Music lovers can enjoy a puff at Coachella this year, thanks to an order from a California judge. Earlier, Coachella’s owner AEG had declared that marijuana usage would be strictly prohibited at its upcoming festival.
But that violates the ‘testament and spirit‘ of the ordinances guiding Coachella’s lease of the Empire Polo Grounds in Indio, CA., according to Riverside Superior Court judge Thomas A. Hendricks. “The Empire Polo Grounds is ultimately a shared community space for all Californians, subject to various municipal deed restrictions and covenants,” opined Hendricks in a lengthy decision.
“Marijuana cannot be prohibited given those ordinances.”
The ban was contested by a group of Coachella ticket holders led by longtime attendee Jason Rutherford. A California native and weed enthusiast, Rutherford rallied a group of several dozen attendees and contested the ban in the regional California court system.
Aided by the legal assistance of Jason’s father, attorney Nathan Rutherford, the group scored a win over Coachella’s owner, AEG founder Philip Anschutz.
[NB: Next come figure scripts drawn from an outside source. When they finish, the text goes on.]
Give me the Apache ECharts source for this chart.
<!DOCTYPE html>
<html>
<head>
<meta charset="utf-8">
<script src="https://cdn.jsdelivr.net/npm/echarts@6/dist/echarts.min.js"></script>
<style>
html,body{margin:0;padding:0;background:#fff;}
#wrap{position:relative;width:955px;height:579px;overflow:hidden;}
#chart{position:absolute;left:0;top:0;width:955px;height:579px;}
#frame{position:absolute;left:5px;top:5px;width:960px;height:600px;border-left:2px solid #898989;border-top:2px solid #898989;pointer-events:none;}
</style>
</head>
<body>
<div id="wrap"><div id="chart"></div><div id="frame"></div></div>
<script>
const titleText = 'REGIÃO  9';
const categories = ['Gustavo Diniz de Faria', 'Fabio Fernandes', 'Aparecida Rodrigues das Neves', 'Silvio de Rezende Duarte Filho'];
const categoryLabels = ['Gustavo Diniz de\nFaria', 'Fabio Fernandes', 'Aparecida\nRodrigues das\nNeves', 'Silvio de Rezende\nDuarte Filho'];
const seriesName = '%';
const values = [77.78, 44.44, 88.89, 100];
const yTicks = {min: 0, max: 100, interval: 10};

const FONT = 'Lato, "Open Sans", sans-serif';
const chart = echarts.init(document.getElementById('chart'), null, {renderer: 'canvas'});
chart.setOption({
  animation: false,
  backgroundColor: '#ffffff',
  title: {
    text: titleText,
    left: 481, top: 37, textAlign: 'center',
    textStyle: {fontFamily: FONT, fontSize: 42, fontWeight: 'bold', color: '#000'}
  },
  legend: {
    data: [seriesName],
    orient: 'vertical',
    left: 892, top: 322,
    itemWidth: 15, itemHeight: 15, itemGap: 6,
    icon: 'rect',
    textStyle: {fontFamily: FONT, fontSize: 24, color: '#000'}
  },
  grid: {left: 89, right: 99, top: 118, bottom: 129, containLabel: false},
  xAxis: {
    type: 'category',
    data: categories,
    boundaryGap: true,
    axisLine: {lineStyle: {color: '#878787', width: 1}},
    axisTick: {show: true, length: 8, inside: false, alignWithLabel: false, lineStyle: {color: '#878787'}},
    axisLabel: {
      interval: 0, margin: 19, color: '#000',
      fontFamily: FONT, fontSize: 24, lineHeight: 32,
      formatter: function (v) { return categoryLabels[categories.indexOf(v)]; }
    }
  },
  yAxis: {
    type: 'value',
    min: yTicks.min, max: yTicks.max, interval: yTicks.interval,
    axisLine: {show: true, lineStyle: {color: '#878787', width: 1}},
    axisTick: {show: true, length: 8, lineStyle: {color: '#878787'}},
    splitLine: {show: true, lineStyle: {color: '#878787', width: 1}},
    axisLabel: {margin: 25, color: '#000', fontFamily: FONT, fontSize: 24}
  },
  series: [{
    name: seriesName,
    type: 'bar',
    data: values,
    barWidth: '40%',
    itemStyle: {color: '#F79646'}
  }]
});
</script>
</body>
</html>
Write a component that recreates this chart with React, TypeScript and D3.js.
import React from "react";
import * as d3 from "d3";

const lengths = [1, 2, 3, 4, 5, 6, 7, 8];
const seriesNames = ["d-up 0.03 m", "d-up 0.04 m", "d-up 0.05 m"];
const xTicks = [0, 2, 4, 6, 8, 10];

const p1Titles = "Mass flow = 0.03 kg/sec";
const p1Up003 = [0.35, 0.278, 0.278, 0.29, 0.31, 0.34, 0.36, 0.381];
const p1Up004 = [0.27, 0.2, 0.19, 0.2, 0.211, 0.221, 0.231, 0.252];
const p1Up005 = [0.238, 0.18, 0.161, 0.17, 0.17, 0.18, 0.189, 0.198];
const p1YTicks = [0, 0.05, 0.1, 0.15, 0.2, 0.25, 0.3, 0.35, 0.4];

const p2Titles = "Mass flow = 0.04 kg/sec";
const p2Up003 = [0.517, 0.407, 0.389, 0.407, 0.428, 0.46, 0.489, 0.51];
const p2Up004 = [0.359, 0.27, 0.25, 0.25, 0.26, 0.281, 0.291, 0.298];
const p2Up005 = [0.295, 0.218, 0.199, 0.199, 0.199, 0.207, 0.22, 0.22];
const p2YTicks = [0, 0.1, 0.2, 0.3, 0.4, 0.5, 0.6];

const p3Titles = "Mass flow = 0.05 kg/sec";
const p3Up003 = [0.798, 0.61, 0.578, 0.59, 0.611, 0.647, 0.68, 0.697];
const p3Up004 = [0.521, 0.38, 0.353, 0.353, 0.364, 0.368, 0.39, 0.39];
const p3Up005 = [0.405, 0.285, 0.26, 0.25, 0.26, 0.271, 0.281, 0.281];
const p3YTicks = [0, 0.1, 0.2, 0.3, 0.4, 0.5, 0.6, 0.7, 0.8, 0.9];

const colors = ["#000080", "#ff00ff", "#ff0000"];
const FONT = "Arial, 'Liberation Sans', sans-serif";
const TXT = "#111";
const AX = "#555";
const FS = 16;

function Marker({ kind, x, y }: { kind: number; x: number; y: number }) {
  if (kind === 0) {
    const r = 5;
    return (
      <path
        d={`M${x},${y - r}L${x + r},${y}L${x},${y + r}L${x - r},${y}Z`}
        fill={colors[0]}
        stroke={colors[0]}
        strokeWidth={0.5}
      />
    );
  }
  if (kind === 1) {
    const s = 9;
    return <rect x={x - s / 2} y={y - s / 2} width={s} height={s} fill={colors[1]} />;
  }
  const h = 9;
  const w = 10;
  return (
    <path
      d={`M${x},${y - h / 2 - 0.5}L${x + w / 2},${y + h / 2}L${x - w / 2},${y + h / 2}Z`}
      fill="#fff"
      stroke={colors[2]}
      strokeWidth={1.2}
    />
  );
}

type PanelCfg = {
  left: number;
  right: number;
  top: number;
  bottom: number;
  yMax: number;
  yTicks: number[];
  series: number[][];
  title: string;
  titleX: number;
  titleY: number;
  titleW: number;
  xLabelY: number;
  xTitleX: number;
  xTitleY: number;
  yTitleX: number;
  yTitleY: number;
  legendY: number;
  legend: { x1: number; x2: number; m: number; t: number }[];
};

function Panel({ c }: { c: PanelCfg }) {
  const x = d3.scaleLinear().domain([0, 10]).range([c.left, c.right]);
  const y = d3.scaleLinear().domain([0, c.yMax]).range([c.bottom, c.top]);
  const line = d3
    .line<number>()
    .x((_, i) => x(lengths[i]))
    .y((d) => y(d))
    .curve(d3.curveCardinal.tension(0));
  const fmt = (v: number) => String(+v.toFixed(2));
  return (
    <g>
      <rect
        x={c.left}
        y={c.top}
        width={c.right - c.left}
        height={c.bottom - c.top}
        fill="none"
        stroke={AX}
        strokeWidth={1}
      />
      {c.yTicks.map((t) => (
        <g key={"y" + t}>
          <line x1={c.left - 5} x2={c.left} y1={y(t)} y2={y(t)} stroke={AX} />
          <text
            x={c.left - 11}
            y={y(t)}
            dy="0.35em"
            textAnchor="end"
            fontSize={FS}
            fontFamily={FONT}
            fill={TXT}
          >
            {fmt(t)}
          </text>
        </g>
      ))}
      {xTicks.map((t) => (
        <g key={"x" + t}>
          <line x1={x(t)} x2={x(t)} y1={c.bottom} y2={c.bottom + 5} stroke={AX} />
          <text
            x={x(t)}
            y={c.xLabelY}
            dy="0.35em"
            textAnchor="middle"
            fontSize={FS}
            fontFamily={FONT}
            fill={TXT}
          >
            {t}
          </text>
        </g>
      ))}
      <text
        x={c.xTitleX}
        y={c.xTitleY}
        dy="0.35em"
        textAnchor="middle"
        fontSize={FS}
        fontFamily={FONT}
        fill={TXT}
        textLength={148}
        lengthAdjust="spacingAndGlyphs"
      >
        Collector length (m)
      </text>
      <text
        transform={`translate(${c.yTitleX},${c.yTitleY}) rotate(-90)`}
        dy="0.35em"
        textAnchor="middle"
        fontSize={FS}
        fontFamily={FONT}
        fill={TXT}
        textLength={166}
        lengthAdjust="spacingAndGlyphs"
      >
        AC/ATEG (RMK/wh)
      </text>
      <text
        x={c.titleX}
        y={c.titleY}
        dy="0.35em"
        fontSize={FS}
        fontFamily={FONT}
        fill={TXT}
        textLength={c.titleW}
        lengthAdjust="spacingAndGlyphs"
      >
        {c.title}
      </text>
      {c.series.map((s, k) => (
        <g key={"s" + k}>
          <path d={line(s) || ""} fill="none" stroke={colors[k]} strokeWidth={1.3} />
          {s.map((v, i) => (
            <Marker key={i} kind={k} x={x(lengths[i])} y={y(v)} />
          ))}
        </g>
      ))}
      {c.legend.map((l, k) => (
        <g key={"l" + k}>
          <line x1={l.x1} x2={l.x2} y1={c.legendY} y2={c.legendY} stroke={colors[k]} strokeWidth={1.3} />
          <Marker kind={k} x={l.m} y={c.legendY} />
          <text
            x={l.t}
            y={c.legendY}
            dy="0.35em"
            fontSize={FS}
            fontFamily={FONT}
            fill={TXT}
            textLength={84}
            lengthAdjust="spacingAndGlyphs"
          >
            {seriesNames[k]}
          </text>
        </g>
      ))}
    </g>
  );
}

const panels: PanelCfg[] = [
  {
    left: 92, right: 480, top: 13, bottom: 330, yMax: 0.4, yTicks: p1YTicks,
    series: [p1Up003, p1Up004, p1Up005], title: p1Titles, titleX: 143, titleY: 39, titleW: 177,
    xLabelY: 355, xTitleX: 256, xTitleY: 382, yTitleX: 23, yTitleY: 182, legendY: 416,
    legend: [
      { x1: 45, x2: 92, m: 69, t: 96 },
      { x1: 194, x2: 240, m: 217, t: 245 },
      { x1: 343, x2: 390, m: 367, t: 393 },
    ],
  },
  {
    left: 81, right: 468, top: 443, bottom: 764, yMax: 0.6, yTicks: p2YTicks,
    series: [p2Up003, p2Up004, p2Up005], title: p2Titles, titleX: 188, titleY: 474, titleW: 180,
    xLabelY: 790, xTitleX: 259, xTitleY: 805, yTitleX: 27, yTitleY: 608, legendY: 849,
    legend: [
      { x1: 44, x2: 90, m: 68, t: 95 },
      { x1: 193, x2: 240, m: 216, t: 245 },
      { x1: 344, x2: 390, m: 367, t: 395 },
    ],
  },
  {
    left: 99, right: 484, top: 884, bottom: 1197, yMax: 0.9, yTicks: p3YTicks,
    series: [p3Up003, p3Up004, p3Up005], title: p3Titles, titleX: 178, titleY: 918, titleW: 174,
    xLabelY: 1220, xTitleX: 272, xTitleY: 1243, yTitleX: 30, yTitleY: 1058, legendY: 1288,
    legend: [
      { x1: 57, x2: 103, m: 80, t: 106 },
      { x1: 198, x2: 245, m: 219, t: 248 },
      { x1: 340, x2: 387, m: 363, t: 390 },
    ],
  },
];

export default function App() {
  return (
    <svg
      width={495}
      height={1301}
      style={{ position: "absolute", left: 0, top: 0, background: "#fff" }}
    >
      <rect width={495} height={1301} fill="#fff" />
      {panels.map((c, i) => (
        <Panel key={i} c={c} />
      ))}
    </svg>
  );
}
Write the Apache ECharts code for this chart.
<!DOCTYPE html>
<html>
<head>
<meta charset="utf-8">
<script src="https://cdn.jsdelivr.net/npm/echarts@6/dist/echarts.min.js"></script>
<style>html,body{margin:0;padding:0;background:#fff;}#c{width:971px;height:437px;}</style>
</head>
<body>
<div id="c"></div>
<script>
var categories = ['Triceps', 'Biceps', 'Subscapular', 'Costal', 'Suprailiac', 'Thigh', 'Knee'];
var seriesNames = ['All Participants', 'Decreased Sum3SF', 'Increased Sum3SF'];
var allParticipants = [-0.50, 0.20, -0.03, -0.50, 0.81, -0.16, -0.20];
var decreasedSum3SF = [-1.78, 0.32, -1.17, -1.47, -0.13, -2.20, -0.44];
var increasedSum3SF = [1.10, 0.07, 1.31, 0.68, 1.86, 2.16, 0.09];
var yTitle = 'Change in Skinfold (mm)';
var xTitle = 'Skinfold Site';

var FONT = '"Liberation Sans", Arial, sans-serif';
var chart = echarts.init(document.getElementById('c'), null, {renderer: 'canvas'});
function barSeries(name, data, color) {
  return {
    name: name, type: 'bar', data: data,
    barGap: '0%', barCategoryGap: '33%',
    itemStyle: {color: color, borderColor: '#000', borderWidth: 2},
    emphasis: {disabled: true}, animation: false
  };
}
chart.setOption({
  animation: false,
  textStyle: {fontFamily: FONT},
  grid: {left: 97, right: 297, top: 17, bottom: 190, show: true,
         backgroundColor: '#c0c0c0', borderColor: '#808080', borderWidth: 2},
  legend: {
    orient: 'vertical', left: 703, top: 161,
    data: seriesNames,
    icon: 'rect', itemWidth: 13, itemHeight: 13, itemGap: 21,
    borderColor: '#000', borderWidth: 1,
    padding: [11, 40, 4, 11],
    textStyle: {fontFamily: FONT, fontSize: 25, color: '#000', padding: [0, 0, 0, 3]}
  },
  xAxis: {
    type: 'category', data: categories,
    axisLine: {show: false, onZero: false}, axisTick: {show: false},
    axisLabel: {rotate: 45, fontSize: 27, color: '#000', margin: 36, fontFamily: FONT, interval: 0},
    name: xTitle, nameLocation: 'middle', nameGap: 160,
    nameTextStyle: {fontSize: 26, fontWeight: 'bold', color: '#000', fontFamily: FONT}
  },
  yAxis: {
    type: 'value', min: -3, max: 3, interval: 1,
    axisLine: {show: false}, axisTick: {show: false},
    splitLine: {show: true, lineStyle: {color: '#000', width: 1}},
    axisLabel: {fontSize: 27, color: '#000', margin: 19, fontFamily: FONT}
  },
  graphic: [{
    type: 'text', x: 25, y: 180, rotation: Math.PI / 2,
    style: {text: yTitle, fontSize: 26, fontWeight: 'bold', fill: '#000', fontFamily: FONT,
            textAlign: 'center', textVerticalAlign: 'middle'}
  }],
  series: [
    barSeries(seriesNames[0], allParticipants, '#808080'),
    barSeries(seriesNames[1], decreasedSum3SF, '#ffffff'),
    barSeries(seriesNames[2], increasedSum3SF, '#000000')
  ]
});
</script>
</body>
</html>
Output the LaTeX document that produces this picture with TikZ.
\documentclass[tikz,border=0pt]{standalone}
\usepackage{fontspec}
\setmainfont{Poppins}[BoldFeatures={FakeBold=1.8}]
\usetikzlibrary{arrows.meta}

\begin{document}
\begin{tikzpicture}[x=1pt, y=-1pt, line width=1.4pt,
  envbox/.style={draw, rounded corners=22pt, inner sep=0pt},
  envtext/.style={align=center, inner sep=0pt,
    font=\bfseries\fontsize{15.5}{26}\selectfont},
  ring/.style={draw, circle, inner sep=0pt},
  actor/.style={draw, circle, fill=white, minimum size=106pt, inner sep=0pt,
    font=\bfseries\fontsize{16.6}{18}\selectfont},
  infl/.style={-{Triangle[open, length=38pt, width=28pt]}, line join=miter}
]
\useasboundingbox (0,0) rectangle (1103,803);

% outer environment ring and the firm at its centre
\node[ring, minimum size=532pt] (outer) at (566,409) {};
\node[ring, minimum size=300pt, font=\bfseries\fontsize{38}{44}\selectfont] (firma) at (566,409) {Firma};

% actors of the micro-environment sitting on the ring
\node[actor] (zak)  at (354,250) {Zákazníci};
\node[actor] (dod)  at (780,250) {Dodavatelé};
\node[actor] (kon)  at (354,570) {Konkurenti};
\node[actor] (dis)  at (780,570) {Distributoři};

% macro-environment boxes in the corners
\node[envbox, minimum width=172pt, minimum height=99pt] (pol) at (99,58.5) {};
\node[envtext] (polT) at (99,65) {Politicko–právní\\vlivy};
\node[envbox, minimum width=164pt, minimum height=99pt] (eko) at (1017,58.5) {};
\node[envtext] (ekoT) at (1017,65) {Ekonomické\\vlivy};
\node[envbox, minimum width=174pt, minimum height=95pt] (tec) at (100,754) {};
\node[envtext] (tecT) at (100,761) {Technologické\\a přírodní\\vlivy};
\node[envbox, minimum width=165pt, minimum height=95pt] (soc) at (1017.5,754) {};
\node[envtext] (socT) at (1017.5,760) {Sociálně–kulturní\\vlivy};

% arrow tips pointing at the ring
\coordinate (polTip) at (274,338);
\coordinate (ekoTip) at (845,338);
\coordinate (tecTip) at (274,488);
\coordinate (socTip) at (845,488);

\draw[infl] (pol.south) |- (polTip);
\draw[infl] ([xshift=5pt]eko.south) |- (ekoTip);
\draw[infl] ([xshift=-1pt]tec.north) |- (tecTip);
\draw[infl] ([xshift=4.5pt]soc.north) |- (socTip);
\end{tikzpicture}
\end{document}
Earlier, Anschutz has come under fire for donating money to anti-marijuana causes, as well as anti-LGBTQ candidates and organizations.
The court’s decision was rooted in a century-old deed governing the use of the Empire Polo Ground, a 330-acre space in Indio, CA.
Nathanial Waxman, a wealthy 19th-century railroad tycoon, started the Polo Ground for vacationing elite. Waxman ultimately bequeathed the Grounds to descendants and ‘all great men & women of the Coachella Valley’ in a complex private-public arrangement:
“This land shall facilitate the pursuit of sport and fine art alike, primarily Horseback Polo but also other endeavors deemed satisfying and healthy by the deed owners of this great space as well all great men & women of the Coachella Valley. All manner of spirit and substance, hereby permitted by the laws of California, shall always be permitted, provided they are enjoyed in the pursuit of sport and relaxation, in appropriate moderation to soothe the spirit and open the caverns of the mind, and shared appropriately by the fellow members, or whomever shall use this space for their purposes. It is hereby declared.”
In its decision, the court cited the designation of shared public ownership, while noting that the key phrase was ‘hereby permitted by the laws of California’. “As marijuana is now ‘permitted by the laws of California,’ Coachella must abide this directive,” Hendricks concluded.
Accordingly, Anschutz has vowed to appeal the decision, while refusing to cooperate and even threatening to cancel the event.
“Coachella is about music, not blowing smoke wherever you want,” Anschutz said on the steps at the nearby Palm Springs Court. “You can smoke [marijuana] as much as you want, as long as you’re 500 ft. outside of the perimeter [of Coachella’s Polo Grounds]. Then the cops can deal with you.”
When asked if he would shutter the event based on the order, Anschutz responded: “Let’s see.”